You want "Barren" or "Desert" biomes.
Planets like Erata Prime or any of the moon-like rocks are perfect. Why? Visibility. You can stand on a small hill, look around, and see the blinking yellow lights of POIs from across the map. If you're on a jungle planet like Meissa, you’ll practically trip over a container before you see it.
Also, avoid planets with "Atmospheric Interference" or "Electronic Countermeasures" modifiers. They don't make it impossible, but they add layers of annoyance you just don't need when you're trying to be efficient.
Group vs. Solo Farming
There’s a debate in the community.
Solo farming is chill. You can listen to a podcast, run your loops, and quit whenever you want. You don't have to worry about some random player triggering the extraction early while you're still hunting for that last container.
However, group farming is technically more efficient because of the "split" strategy. On a small map, four players can sprint in four different directions. Since Super Credits are shared across the whole team, if Player A finds 10 credits, Player D gets them too. You can clear a map in two minutes this way.
The catch? You need friends who are on the same page. Doing this in a public lobby is a nightmare. Most people in public games actually want to, you know, play the game. If you jump into a random level 2 mission and start sprinting away from the objective, people might get annoyed or kick you.
Common Misconceptions and Pitfalls
One big mistake I see is people spending too much time fighting.
If a patrol spots you on a Trivial mission, just keep running. They can't keep up. Don't stop to engage. Every second you spend shooting a bug is a second you aren't finding credits. It sounds heartless to leave those poor Terminids behind, but you're on a budget.
Another one: Thinking you need to extract to keep the credits.
You don't.
The moment that little "10 Super Credits" notification pops up on the right side of your screen, they are hard-coded to your account. You could disconnect, blow yourself up, or quit to desktop right then. You keep the money. However, you do lose the Medals and Samples if you don't extract. If you only care about the shop currency, extraction is optional.
Actionable Next Steps for Your Next Session
If you want to start building your bank for the next Warbond, here is exactly how to spend your next hour:
- Set difficulty to Trivial (1) and find a planet with high visibility (clear weather, desert/barren).
- Equip Light Armor and the Grenade Pistol.
- Drop into a mission and immediately pull up your map. Look for "rectangles" or unnatural shapes in the terrain; these are usually buildings or POIs.
- Run a perimeter loop. Don't go straight to the objective. Circle the map, hitting every yellow light you see.

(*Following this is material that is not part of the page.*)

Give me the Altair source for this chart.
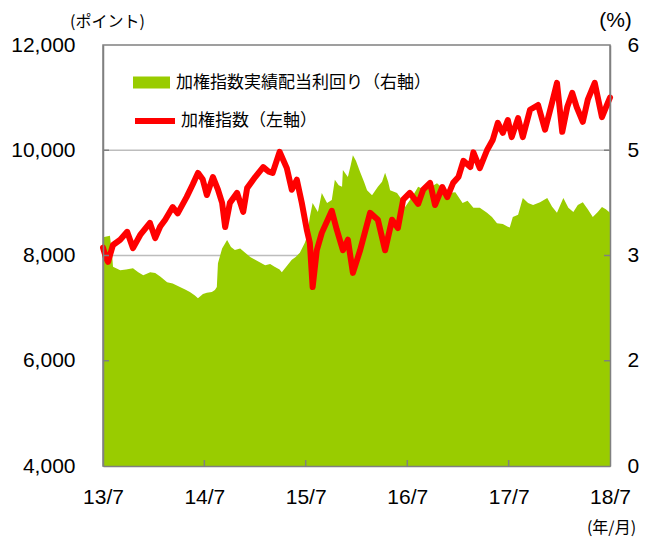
import altair as alt
import pandas as pd

# ---- data ----
idx_dates = [
    "2013-07-01", "2013-07-12", "2013-07-19", "2013-08-06", "2013-09-01", "2013-09-26",
    "2013-10-17", "2013-11-12", "2013-12-17", "2014-01-05", "2014-01-23", "2014-02-10",
    "2014-03-09", "2014-03-27", "2014-04-28", "2014-05-20", "2014-06-08", "2014-06-25",
    "2014-07-10", "2014-08-01", "2014-08-19", "2014-09-03", "2014-09-14", "2014-10-01",
    "2014-10-27", "2014-11-18", "2014-12-02", "2014-12-31", "2015-01-29", "2015-02-16",
    "2015-03-04", "2015-03-29", "2015-04-24", "2015-05-12", "2015-05-30", "2015-06-17",
    "2015-07-05", "2015-07-16", "2015-07-26", "2015-08-10", "2015-08-28", "2015-10-03",
    "2015-10-21", "2015-11-12", "2015-11-30", "2015-12-18", "2016-01-13", "2016-02-18",
    "2016-03-17", "2016-04-12", "2016-05-07", "2016-05-28", "2016-06-16", "2016-07-10",
    "2016-08-09", "2016-08-27", "2016-09-21", "2016-10-09", "2016-11-04", "2016-11-22",
    "2016-12-13", "2017-01-01", "2017-01-19", "2017-02-13", "2017-02-24", "2017-03-19",
    "2017-04-14", "2017-05-05", "2017-05-23", "2017-06-10", "2017-06-28", "2017-07-12",
    "2017-08-04", "2017-08-21", "2017-09-16", "2017-10-15", "2017-11-09", "2017-12-04",
    "2017-12-22", "2018-01-10", "2018-01-28", "2018-02-15", "2018-03-03", "2018-03-25",
    "2018-04-12", "2018-05-07", "2018-06-02", "2018-06-23", "2018-07-01",
]
idx_values = [
    8150, 7950, 7880, 8200, 8300, 8450,
    8140, 8390, 8620, 8330, 8550, 8680,
    8920, 8800, 9110, 9350, 9570, 9450,
    9150, 9490, 9250, 9000, 8540, 9000,
    9190, 8830, 9280, 9490, 9680, 9600,
    9570, 9970, 9660, 9250, 9440, 9000,
    8490, 8240, 7400, 8100, 8430, 8850,
    8490, 8100, 8300, 7670, 8100, 8810,
    8680, 8100, 8680, 8520, 9060, 9190,
    8980, 9250, 9380, 8960, 9300, 9110,
    9380, 9490, 9800, 9680, 9960, 9660,
    10000, 10200, 10520, 10330, 10575, 10250,
    10610, 10250, 10770, 10860, 10390, 10900,
    11280, 10350, 10820, 11090, 10820, 10540,
    10960, 11280, 10630, 10900, 11000,
]

yld_dates = [
    "2013-07-01", "2013-07-26", "2013-08-03", "2013-08-06", "2013-09-01", "2013-09-22",
    "2013-10-17", "2013-11-05", "2013-11-23", "2013-12-18", "2014-01-05", "2014-01-23",
    "2014-02-17", "2014-03-09", "2014-04-04", "2014-04-21", "2014-05-10", "2014-05-28",
    "2014-06-08", "2014-06-26", "2014-07-10", "2014-07-28", "2014-08-08", "2014-08-15",
    "2014-08-19", "2014-09-03", "2014-09-21", "2014-10-05", "2014-10-19", "2014-11-07",
    "2014-11-25", "2014-12-13", "2014-12-31", "2015-01-18", "2015-02-05", "2015-02-23",
    "2015-03-11", "2015-03-29", "2015-04-06", "2015-04-24", "2015-05-12", "2015-05-26",
    "2015-06-10", "2015-06-28", "2015-07-05", "2015-07-16", "2015-07-26", "2015-08-14",
    "2015-08-28", "2015-09-16", "2015-10-03", "2015-10-14", "2015-10-28", "2015-11-09",
    "2015-11-12", "2015-11-30", "2015-12-11", "2015-12-18", "2015-12-29", "2016-01-13",
    "2016-01-27", "2016-02-07", "2016-02-25", "2016-03-17", "2016-04-01", "2016-04-12",
    "2016-04-23", "2016-04-30", "2016-05-25", "2016-06-12", "2016-06-23", "2016-07-03",
    "2016-07-21", "2016-08-09", "2016-09-04", "2016-09-25", "2016-10-16", "2016-11-08",
    "2016-11-26", "2016-12-21", "2017-01-16", "2017-02-03", "2017-02-24", "2017-03-19",
    "2017-04-14", "2017-05-02", "2017-05-20", "2017-06-10", "2017-06-28", "2017-07-05",
    "2017-07-16", "2017-08-04", "2017-08-21", "2017-09-09", "2017-09-27", "2017-10-22",
    "2017-11-17", "2017-12-04", "2017-12-22", "2018-01-14", "2018-02-01", "2018-02-19",
    "2018-03-07", "2018-03-25", "2018-04-12", "2018-04-30", "2018-05-18", "2018-06-02",
    "2018-06-16", "2018-07-01",
]
yld_values = [
    3.26, 3.28, 3.00, 2.84, 2.79, 2.80,
    2.82, 2.76, 2.72, 2.76, 2.75, 2.70,
    2.62, 2.60, 2.55, 2.52, 2.48, 2.43,
    2.39, 2.45, 2.47, 2.48, 2.51, 2.55,
    2.89, 3.10, 3.22, 3.12, 3.08, 3.10,
    3.04, 2.98, 2.94, 2.90, 2.86, 2.88,
    2.84, 2.80, 2.76, 2.85, 2.94, 2.98,
    3.04, 3.18, 3.26, 3.55, 3.75, 3.62,
    3.89, 3.75, 3.79, 4.08, 4.00, 3.98,
    4.22, 4.12, 4.30, 4.43, 4.35, 4.19,
    4.05, 3.93, 3.86, 3.98, 4.05, 4.18,
    4.05, 3.93, 3.89, 3.79, 3.69, 3.75,
    3.85, 3.98, 3.93, 3.98, 4.03, 3.95,
    3.89, 3.90, 3.75, 3.78, 3.68, 3.68,
    3.61, 3.55, 3.46, 3.45, 3.41, 3.40,
    3.55, 3.58, 3.82, 3.75, 3.72, 3.76,
    3.82, 3.70, 3.61, 3.82, 3.68, 3.62,
    3.72, 3.76, 3.66, 3.55, 3.62, 3.69,
    3.66, 3.61,
]

x_tick_dates = ["2014-07-01", "2015-07-01", "2016-07-01", "2017-07-01"]
grid_levels = [6000, 8000, 10000]
left_ticks = [4000, 6000, 8000, 10000, 12000]
right_ticks = [0, 1.5, 3, 4.5, 6]

LEG_YIELD = "加権指数実績配当利回り（右軸）"
LEG_INDEX = "加権指数（左軸）"
TITLE_LEFT = "(ポイント)"
TITLE_RIGHT = "(%)"
TITLE_X = "(年/月)"

GREEN = "#99cc00"
RED = "#ff0000"
FRAME = "#808080"
W, H = 507, 421
NUM_FONT = "Liberation Sans"
JP_FONT = "Noto Sans CJK JP"

def t(d):
    return d + "T00:00:00"

idx_df = pd.DataFrame({"date": [t(d) for d in idx_dates], "index": idx_values, "s": LEG_INDEX})
yld_df = pd.DataFrame({"date": [t(d) for d in yld_dates], "yield": yld_values, "s": LEG_YIELD})
grid_df = pd.DataFrame({"lvl": grid_levels})
xt_df = pd.DataFrame({"date": [t(d) for d in x_tick_dates]})

xscale = alt.Scale(
    domain=[alt.DateTime(year=2013, month=7, date=1), alt.DateTime(year=2018, month=7, date=1)],
    nice=False,
)
xaxis = alt.Axis(
    values=[alt.DateTime(year=y, month=7, date=1) for y in range(2013, 2019)],
    format="%y/%-m", title=TITLE_X, titleAngle=0, titleX=508, titleY=61,
    titleAlign="center", titleBaseline="middle", titleFont=JP_FONT, titleFontSize=16,
    titleFontWeight="normal", titleColor="black",
    labelFont=NUM_FONT, labelFontSize=21, labelColor="black", labelPadding=20,
    ticks=False, tickSize=0, grid=False, domain=True, domainColor=FRAME, domainWidth=1.5,
    zindex=1, labelFlush=False, labelOverlap=False,
)
X = alt.X("date:T", scale=xscale, axis=xaxis)

left_scale = alt.Scale(domain=[4000, 12000], nice=False, zero=False)
right_scale = alt.Scale(domain=[0, 6], nice=False, zero=False)

grid = alt.Chart(grid_df).mark_rule(color="#bdbdbd", strokeWidth=1.5).encode(
    y=alt.Y("lvl:Q", scale=left_scale, axis=None),
    x=alt.value(0), x2=alt.value(W),
)

area = alt.Chart(yld_df).mark_area(opacity=1).encode(
    x=X,
    y=alt.Y("yield:Q", scale=right_scale, stack=None, axis=alt.Axis(
        orient="right", values=right_ticks, format=".0f",
        title=TITLE_RIGHT, titleAngle=0, titleX=5, titleY=-25,
        titleAlign="center", titleBaseline="middle", titleFont=NUM_FONT, titleFontSize=21,
        titleFontWeight="normal", titleColor="black",
        labelFont=NUM_FONT, labelFontSize=21, labelColor="black", labelPadding=17,
        labelAlign="left", ticks=False, tickSize=0, grid=False, domain=True,
        domainColor=FRAME, domainWidth=1.5, zindex=1, labelFlush=False, labelOverlap=False,
    )),
    fill=alt.Fill("s:N", scale=alt.Scale(domain=[LEG_YIELD], range=[GREEN]), legend=alt.Legend(
        orient="none", legendX=30, legendY=19, title=None, padding=0,
        symbolType="M-1,-0.324L1,-0.324L1,0.324L-1,0.324Z", symbolSize=1369,
        symbolStrokeWidth=0, labelFont=JP_FONT, labelFontSize=17, labelColor="black",
        labelOffset=6, labelLimit=600,
    )),
)

line = alt.Chart(idx_df).mark_line(strokeWidth=6, strokeCap="round", strokeJoin="round").encode(
    x=X,
    y=alt.Y("index:Q", scale=left_scale, axis=alt.Axis(
        orient="left", values=left_ticks, format=",.0f",
        title=TITLE_LEFT, titleAngle=0, titleX=4, titleY=-24,
        titleAlign="center", titleBaseline="middle", titleFont=JP_FONT, titleFontSize=16,
        titleFontWeight="normal", titleColor="black",
        labelFont=NUM_FONT, labelFontSize=21, labelColor="black", labelPadding=28,
        ticks=False, tickSize=0, grid=False, domain=True,
        domainColor=FRAME, domainWidth=1.5, zindex=1, labelFlush=False, labelOverlap=False,
    )),
    stroke=alt.Stroke("s:N", scale=alt.Scale(domain=[LEG_INDEX], range=[RED]), legend=alt.Legend(
        orient="none", legendX=29, legendY=53, title=None, padding=0,
        symbolType="M-1,0L1,0", symbolSize=1600, symbolStrokeWidth=6,
        labelFont=JP_FONT, labelFontSize=17, labelColor="black",
        labelOffset=3, labelLimit=600,
    )),
)

lticks = alt.Chart(grid_df).mark_rule(color=FRAME, strokeWidth=1.5).encode(
    y=alt.Y("lvl:Q", scale=left_scale, axis=None), x=alt.value(0), x2=alt.value(6),
)
rticks = alt.Chart(grid_df).mark_rule(color=FRAME, strokeWidth=1.5).encode(
    y=alt.Y("lvl:Q", scale=left_scale, axis=None), x=alt.value(W - 6), x2=alt.value(W),
)
xticks = alt.Chart(xt_df).mark_rule(color=FRAME, strokeWidth=1.5).encode(
    x=X, y=alt.value(H), y2=alt.value(H - 6),
)

chart = alt.layer(grid, area, line, lticks, rticks, xticks).resolve_scale(
    y="independent"
).properties(
    width=W, height=H,
    autosize=alt.AutoSizeParams(type="none"),
    padding={"left": 95, "top": 37, "right": 30, "bottom": 75},
    background="white",
).configure_view(stroke=FRAME, strokeWidth=1.5)

chart.save("out.html", embed_options={"renderer": "svg", "actions": False})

- Listen for the "hum." Crashed pods and containers have a distinct low-frequency ambient sound when you're close.
- Check the "hidden" spots. Sometimes containers are tucked behind larger rock outcroppings that don't show the yellow light from certain angles.
- Decide to extract or quit. If you found a good chunk of Medals, finish the mission. If you only found 10 credits and the map is empty, just head back to the ship and reset.
Doing this even once or twice between your "real" missions can significantly offset the cost of the Super Store rotations. It turns the game’s economy from a barrier into just another resource you can manage through gameplay. Stay fast, stay focused, and keep those eyes on the horizon for those yellow beacons.